У «Вкуса вишни» есть странная кода, как будто обнуляющая весь фильм. Сначала мы путешествуем с главным героем, который собирается покончить жизнь самоубийством и ищет человека, который бы ему помог. Находит, договаривается, едет на место, где хочет быть захороненным. Лежит в темноте и смотрит на вышедшую луну. После чего в фильме следует затемнение, длящееся довольно долго. Кажется, что фильм кончился. Но вдруг рассветает, мы видим то же место, видим группу солдат, которая мелькала в фильме и раньше. Не сразу становятся заметны некоторые различия: зернистое видео вместо киносъемки, весна вместо осени. Это съемки, словно говорит нам Киаростами, до этого вы смотрели фильм. Киаростами давал разные объяснения этой коде: прагматическое она позволила пройти цензуру, сгладив острые углы, поскольку тема самоубийства в исламе является запретной; лирически-метафизическое это рай, поэтому солдаты счастливы и держат не винтовки, а цветы.

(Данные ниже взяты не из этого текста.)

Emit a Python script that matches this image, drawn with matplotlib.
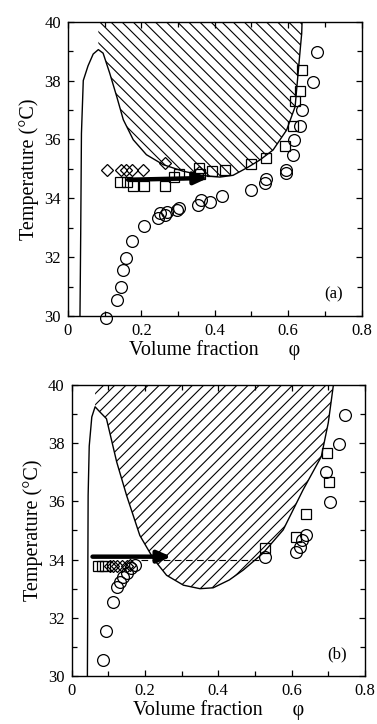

Неважно, знал Нанси об этих объяснениях или нет: для него в этой коде демонстрируется тот самый взгляд, «которым надлежит смотреть, но который сам ускользает из виду». Зритель понимает, что смотрит фильм, что где-то за кадром должна быть камера и съемочная площадка, что он смотрит чужими глазами, но на время просмотра зритель подвешивает, приостанавливает это свое знание, забывает о том, что его взгляд заемный, чужой. Киаростами в финале «Вкуса вишни» предъявляет зрителю этот взгляд, которым тот смотрел, но которого не мог видеть, в котором должен был раствориться на время фильма. И в этом есть некоторый шок, несмотря на эдемическое настроение, царящее в этой сцене. Шок от того, что слепое пятно, которое было условием зрения, стало видимым.